Comment 1 Tareq Alayan 2012-11-06 16:50:59 UTC
Created attachment 639447 [details]
upgrade_log

Comment 2 Simon Grinberg 2012-11-08 11:02:39 UTC
Tareq, this is the design, to break the loop and exit with appropriate error message you should answer no, did you try that and it failed? 

Looking at your log it looks like it. So the problem is that selecting no does not exit in a clean manner and an error message sending the customer to get support from Red Hat.

 Nov 06 17:32:48 ] Would you like to proceed and try to stop tasks automatically?
(Answering 'no' will stop the upgrade)? (yes|no): 
2012-11-06 17:52:26::ERROR::rhevm-upgrade::1001::root:: Traceback (most recent call last):
  File "/usr/bin/rhevm-upgrade", line 986, in checkRunningTasks
    answerYes = utils.askYesNo(stopTasksQuestion)
  File "/usr/share/ovirt-engine/scripts/common_utils.py", line 867, in askYesNo
    rawAnswer = raw_input(message.read())
EOFError

2012-11-06 17:52:26::DEBUG::rhevm-upgrade::1007::root:: Stopping ovirt-engine service...

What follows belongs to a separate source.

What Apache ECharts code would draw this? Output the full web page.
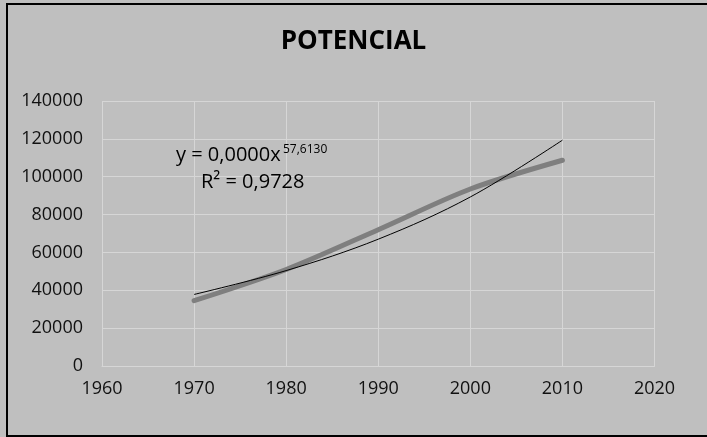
<!DOCTYPE html>
<html>
<head>
<meta charset="utf-8">
<script src="https://cdn.jsdelivr.net/npm/echarts@6/dist/echarts.min.js"></script>
<style>html,body{margin:0;padding:0;background:#fff;}#c{width:707px;height:437px;}</style>
</head>
<body>
<div id="c"></div>
<script>
var years = [1970, 1980, 1990, 2000, 2010];
var values = [34500, 51000, 72000, 93500, 108700];
var trendValues = [37800, 50400, 67000, 89300, 119300];
var xTicks = [1960, 1970, 1980, 1990, 2000, 2010, 2020];
var yTicks = [0, 20000, 40000, 60000, 80000, 100000, 120000, 140000];

var chart = echarts.init(document.getElementById('c'));
var font = '"Open Sans", sans-serif';
chart.setOption({
  backgroundColor: '#bfbfbf',
  animation: false,
  title: {
    text: 'POTENCIAL', left: 'center', top: 24,
    textStyle: { fontFamily: font, fontSize: 26, fontWeight: 'bold', color: '#000' }
  },
  grid: { left: 102, right: 52.5, top: 101, bottom: 71, containLabel: false },
  xAxis: {
    type: 'value', min: xTicks[0], max: xTicks[xTicks.length - 1], interval: 10,
    axisLine: { show: true, lineStyle: { color: '#d6d6d6' } },
    axisTick: { show: false },
    splitLine: { show: true, lineStyle: { color: '#d6d6d6', width: 1 } },
    axisLabel: { fontFamily: font, fontSize: 18, color: '#111', margin: 14, formatter: function (v) { return String(v); } }
  },
  yAxis: {
    type: 'value', min: yTicks[0], max: yTicks[yTicks.length - 1], interval: 20000,
    axisLine: { show: false },
    axisTick: { show: false },
    splitLine: { show: true, lineStyle: { color: '#d6d6d6', width: 1 } },
    axisLabel: { fontFamily: font, fontSize: 18, color: '#111', margin: 19, formatter: function (v) { return String(v); } }
  },
  series: [
    {
      type: 'line', data: years.map(function (y, i) { return [y, values[i]]; }),
      symbol: 'none', smooth: 0.3,
      lineStyle: { color: '#7f7f7f', width: 5, cap: 'round' }, z: 2
    },
    {
      type: 'line', data: years.map(function (y, i) { return [y, trendValues[i]]; }),
      symbol: 'none', smooth: 0.35,
      lineStyle: { color: '#000', width: 1 }, z: 3
    }
  ],
  graphic: [
    {
      type: 'rect', shape: { x: 7, y: 4, width: 702, height: 432 },
      style: { fill: 'none', stroke: '#000', lineWidth: 2 }, silent: true, z: 100
    },
    {
      type: 'text', left: 176, top: 145, z: 50,
      style: { text: 'y = 0,0000x', fontFamily: font, fontSize: 20, fill: '#000' }
    },
    {
      type: 'text', left: 283, top: 144, z: 50,
      style: { text: '57,6130', fontFamily: font, fontSize: 12, fill: '#000' }
    },
    {
      type: 'text', left: 201, top: 172, z: 50,
      style: { text: 'R² = 0,9728', fontFamily: font, fontSize: 20, fill: '#000' }
    }
  ]
});
</script>
</body>
</html>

Comment 3 Tareq Alayan 2012-11-12 17:14:32 UTC
when i said no, it broke the loop and exit.

Comment 6 Tareq Alayan 2012-11-13 11:48:55 UTC
Created attachment 644069 [details]
vdsm.log.28.xz from 6.Nov

Comment 7 Tareq Alayan 2012-11-13 11:49:53 UTC
Created attachment 644070 [details]
vdsm.log.29.x from 6.Nov

Comment 8 Tareq Alayan 2012-11-13 11:51:34 UTC
Created attachment 644071 [details]
engine.log

Comment 13 Itamar Heim 2012-11-19 10:48:55 UTC
closing on this issue.
simon, if you want to change the exit message, please open a new bug specifically for this.